I read I am Vanessa Guillen to him yesterday and he cried…and I laughed at him. Lots to unpack there. I do NOT like when people show me sadness as it relates to my existence and my stories. It becomes very uncomfortable to watch people, especially men, cry over what has happened to me. What makes it worse about my therapist doing it is that we have officially gotten to a point in our work (a year and a half of at least once a week meetings) where I don’t feel like I am playing catch up in telling him my stories. Our sessions are no longer a firehose to the face of stories with a hundred names…they are more reflective and investigative. Everything I bring up now, every name, every story, every reaction of mine, is held by him in a single narrative. He knows when I mention a small detail about my past week, say, I receive an unwelcome email or text message, how it ties back into a dozen other things in my life. Unfortunately, how I have looked at my life and traumas has been as separate instances, different stories of my life clearly defined by introductions, conflict, and resolutions. I didn’t see my stories as a single narrative…because I couldn’t mentally handle seeing my thirty year story laid out as a single life lived…it is, as I am slowly understanding, an immense amount of pain and sadness for one person to hold.
So now I have someone I see as a father figure who knows *almost* everything and who sees me as a single narrative. Of COURSE he cries when I read about my sexual assaults and harassments. “Savannah, when you read that I realized your boyfriend had just died a few months before, you forged a signature to flee your hometown to join the Marine Corps and you were immediately assaulted for years. I think of that little girl whose dad left, who was molested, who carried mutilated bodies in Afghanistan…”
He sees the entire story and encourages me (feels like forcing me) to stop viewing my stories as separate entities. He cries, I laugh at him…because if I don’t laugh I will have to view my entire life as a compounded series of really shitty things, and I don’t know if I can hold that without breaking. He says that is his job, to hold everything with me…and I want to puke. Once I see everything in my life as a whole story, then I will start to see (and have started to see) connections in all of my behavior, from my self-destructive habits to my continued friendship with my rapist (dear god, stop clutching your pearls, I AM WORKING ON IT). Seeing my choices in my story as reflections of past trauma is not easy, continuing to make choices that harm me…something like continued friendship with my rapist is hard to explain, but THAT is complex trauma, and I need to have a little grace and forgiveness in myself for how I have handled things. Years and years of trauma…years of a scared girl just trying to protect herself.

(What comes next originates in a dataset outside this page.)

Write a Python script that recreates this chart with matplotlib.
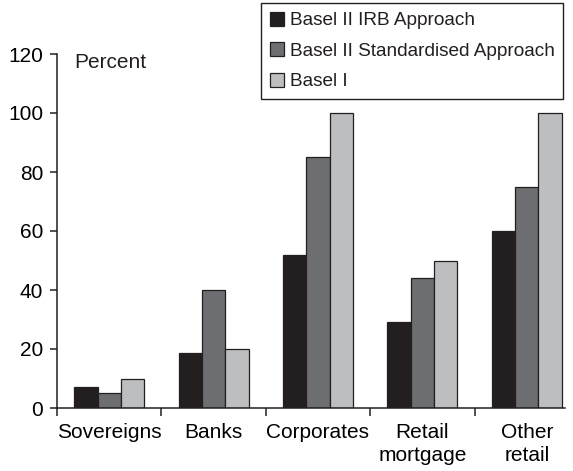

Have you ever tried to untie a knot in a necklace? Pulling the ends apart does nothing but make the knot tighter. The only way to get enough slack in the knot is to crunch the entire thing into a tight ball, sometimes rolling the knot around again and again between your fingers until something gives….Ultimately I will be able to unravel my story, but not without grasping it tightly into a ball and rolling it around a few times. This is painful stuff.